O acesso à água potável é um desafio para mais de 30 milhões de pessoas no Brasil, segundo dados do Sistema Nacional de Informações sobre Saneamento (Snis), de 2020. Essa era a realidade de 10 mil famílias de ribeirinhos, que começou a mudar graças a invenção de um engenheiro químico que utiliza o caroço do açaí no processo de limpeza e tratamento de água.
A boa notícia é que a iniciativa de Márcio de Freitas Velasco resolve outro problema, além do abastecimento de água tratada para a população carente: ela acaba com o impacto ambiental do descarte inadequado do caroço da fruta, umas mais consumidas pelos paraenses e tem movimento e tem movimentado a bioeconomia do nosso Estado devido a sua enorme potencialidade.
Idealizador do projeto Micro Estações de Tratamento de Água (Meta), Velasco atua na elaboração e análise de projetos de engenharia na área de tratamento de água da Superintendência Regional do Instituto Nacional de Colonização e Reforma Agrária (Incra), em Belém.
Desde 2008, ele acompanha a rotina da população ribeirinha, moradores dos territórios do Marajó, Baixo Tocantins e Ilhas de Belém. Segundo ele, durante as atividades em campo, algo o incomodava: “Como ribeirinhos conseguiriam manusear produtos químicos usados em tratamento de água de maneira segura?”, se perguntava.
A partir dessa dúvida, Márcio resolveu estudar uma forma de desenvolver um produto natural. Depois de 18 meses de pesquisas, ele chegou a um floculante vegetal catiônico – essa substância de nome esquisito, mas que é responsável por aglomerar partículas em suspensão para facilitar sua retirada – que utiliza taninos extraídos dos caroços de açaí.
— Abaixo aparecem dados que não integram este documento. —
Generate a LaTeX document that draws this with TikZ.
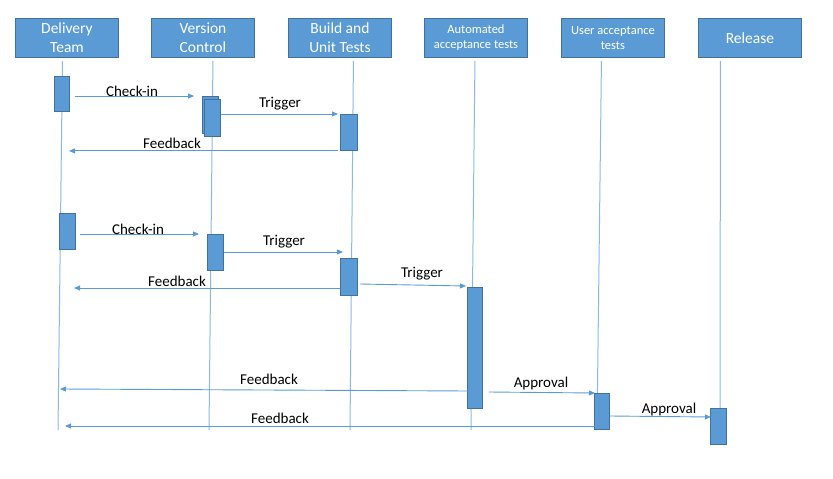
\documentclass[tikz,border=0pt]{standalone}
\usepackage{fontspec}
\setmainfont{Carlito}
\usetikzlibrary{arrows.meta,calc}
\definecolor{boxblue}{RGB}{91,155,213}
\definecolor{boxedge}{RGB}{65,113,156}
\definecolor{lifeblue}{RGB}{140,185,228}
\definecolor{msgblue}{RGB}{91,155,213}
\tikzset{
  head/.style={draw=boxedge, fill=boxblue, line width=0.9pt, minimum width=103pt, minimum height=39pt, inner sep=0pt, anchor=north west, text=white, align=center},
  headbig/.style={font=\fontsize{15.5}{19}\selectfont},
  headsmall/.style={font=\fontsize{12.5}{15}\selectfont},
  act/.style={draw=boxedge, fill=boxblue, line width=0.9pt, minimum width=15pt, minimum height=36pt, inner sep=0pt, anchor=north west},
  life/.style={draw=lifeblue, line width=1pt},
  msg/.style={draw=msgblue, line width=0.9pt, -{Triangle[length=6pt,width=5pt]}},
  lbl/.style={font=\fontsize{15}{17}\selectfont, anchor=base, inner sep=0pt, text=black}
}
\begin{document}
\begin{tikzpicture}[x=1pt,y=-1pt]
\useasboundingbox (0,0) rectangle (833,479);
% headers
\node[head,headbig] (hd) at (15,18) {Delivery\\Team};
\node[head,headbig] (hv) at (151,18) {Version\\Control};
\node[head,headbig] (hb) at (288,18) {Build and\\Unit Tests};
\node[head,headsmall] (ha) at (424,18) {Automated\\acceptance tests};
\node[head,headsmall] (hu) at (561,18) {User acceptance\\tests};
\node[head,headbig] (hr) at (698,18) {Release};
% lifeline ends
\coordinate (ed) at (58,430);
\coordinate (ev) at (209,430);
\coordinate (eb) at (350,430);
\coordinate (ea) at (471,430);
\coordinate (eu) at (597,430);
\coordinate (er) at (720,408);
\draw[life] ([xshift=-4.5pt,yshift=-3pt]hd.south) -- (ed);
\draw[life] ([xshift=10pt,yshift=-3pt]hv.south) -- (ev);
\draw[life] ([xshift=13.5pt,yshift=-3pt]hb.south) -- (eb);
\draw[life] ([xshift=-1pt,yshift=-3pt]ha.south) -- (ea);
\draw[life] ([xshift=-11.5pt,yshift=-3pt]hu.south) -- (eu);
\draw[life] ([xshift=-29.5pt,yshift=-3pt]hr.south) -- (er);
% activation boxes
\node[act, minimum height=35pt] (d1) at (54,76) {};
\node[act, minimum width=16pt, minimum height=37pt] (v1a) at (202,96) {};
\node[act, minimum width=16pt, minimum height=37pt] (v1b) at (204,99) {};
\node[act, minimum width=17pt] (b1) at (340,114) {};
\node[act, minimum width=16pt] (d2) at (59,213) {};
\node[act, minimum width=16pt] (v2) at (207,234) {};
\node[act, minimum width=17pt, minimum height=37pt] (b2) at (340,258) {};
\node[act, minimum height=121pt] (a1) at (467,287) {};
\node[act] (u1) at (594,393) {};
\node[act, minimum width=16pt] (r1) at (710,408) {};
% messages group 1
\draw[msg] ([xshift=5pt]d1.east |- v1a.north) -- ([xshift=-8pt]v1a.north west);
\draw[msg] (v1b.east |- b1.north) -- ([xshift=-2pt]b1.north west);
\draw[msg] ([xshift=-2pt]b1.south west) -- ([xshift=11pt]ed |- b1.south);
% messages group 2
\draw[msg] ([xshift=4pt]d2.east |- v2.north) -- ([xshift=-8pt]v2.north west);
\draw[msg] ([yshift=-18pt]v2.north east) -- ([xshift=3pt,yshift=6pt]b2.north west);
\draw[msg] ([yshift=-30pt]b2.north west) -- ([xshift=16pt,yshift=-30pt]ed |- b2.north);
\draw[msg] ([xshift=2pt,yshift=-26pt]b2.north east) -- ([xshift=-1pt,yshift=1pt]a1.north west);
% messages group 3
\draw[msg] ([xshift=2pt,yshift=-104pt]a1.north west) -- ([xshift=2pt]ed |- 0,389);
\draw[msg] ([xshift=6pt,yshift=-105pt]a1.north east) -- ([xshift=1pt]u1.north west);
\draw[msg] ([yshift=-23pt]u1.north east) -- ([xshift=1pt,yshift=-9pt]r1.north west);
\draw[msg] ([xshift=2pt,yshift=-33pt]u1.north west) -- ([xshift=7pt]ed |- 0,426);
% labels
\node[lbl] (l1) at (132,96) {Check-in};
\node[lbl] (l2) at (280,107) {Trigger};
\node[lbl] (l3) at (172,148) {Feedback};
\node[lbl] (l4) at (138,234) {Check-in};
\node[lbl] (l5) at (284,245) {Trigger};
\node[lbl] (l6) at (177,286) {Feedback};
\node[lbl] (l7) at (422,277) {Trigger};
\node[lbl] (l8) at (269,384) {Feedback};
\node[lbl] (l9) at (541,387) {Approval};
\node[lbl] (l10) at (669,413) {Approval};
\node[lbl] (l11) at (280,423) {Feedback};
\end{tikzpicture}
\end{document}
Aplicado na fase inicial do tratamento de água superficial, ele remove todo material em suspensão da água bruta, deixando-a pronta para filtração e desinfecção. Um produto biodegradável e extremamente eficiente, além de dar um fim sustentável a um resíduo sólido muitas vezes descartado de maneira imprópria.
Os experimentos foram realizados no mestrado do engenheiro através da parceria entre o Programa de Pós-Graduação em Biotecnologia da Universidade Federal do Pará (UFPA) e o Laboratório de Bio-soluções e Bioplásticos da Amazônia (LABA).
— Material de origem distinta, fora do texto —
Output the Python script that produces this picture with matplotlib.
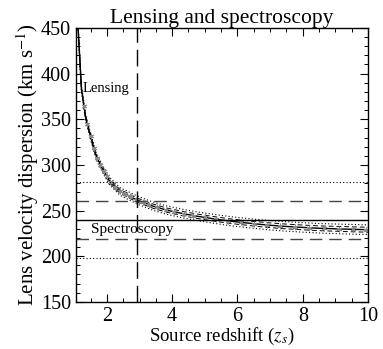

Márcio explica que de 2009 a 2016, atuando pelo INCRA deu suporte a mais de 10 mil famílias ribeirinhas espalhadas nos municípios de Breves, Cametá, Curralinho, São Sebastião da Boa Vista, Mocajuba, Melgaço, Gurupá, Barcarena e Bujaru.
“Por meio de novos convênios firmados em 2021 e 2022, já iniciamos o atendimento de mais 1.400 famílias nos municípios de Bagre, Portel, Breves, Ponta de Pedras e Limoeiro do Ajuru”, relata o pesquisador.
As Micro Estações de Tratamento de Água (Meta), diz Velasco, fazem parte das ações governamentais sob a responsabilidade do Incra, na modalidade de Implantação de Infraestrutura Básica em Projetos de Assentamento. “Dessa forma, todo ribeirinho cadastrado como cliente da Reforma Agrária tem direito a acessar essa tecnologia”, orienta Márcio.
Para expandir o projeto, Márcio, por meio do Incra, busca parcerias público-privadas.
“O floculante vegetal catiônico à base de caroços de açaí permanece sendo testado em Metas já instaladas no Marajó e Baixo Tocantins. Buscamos parcerias com o setor privado, com objetivo de desenvolver o produto em escala comercial, garantindo acesso a uma tecnologia eficiente e de baixo custo de produção”.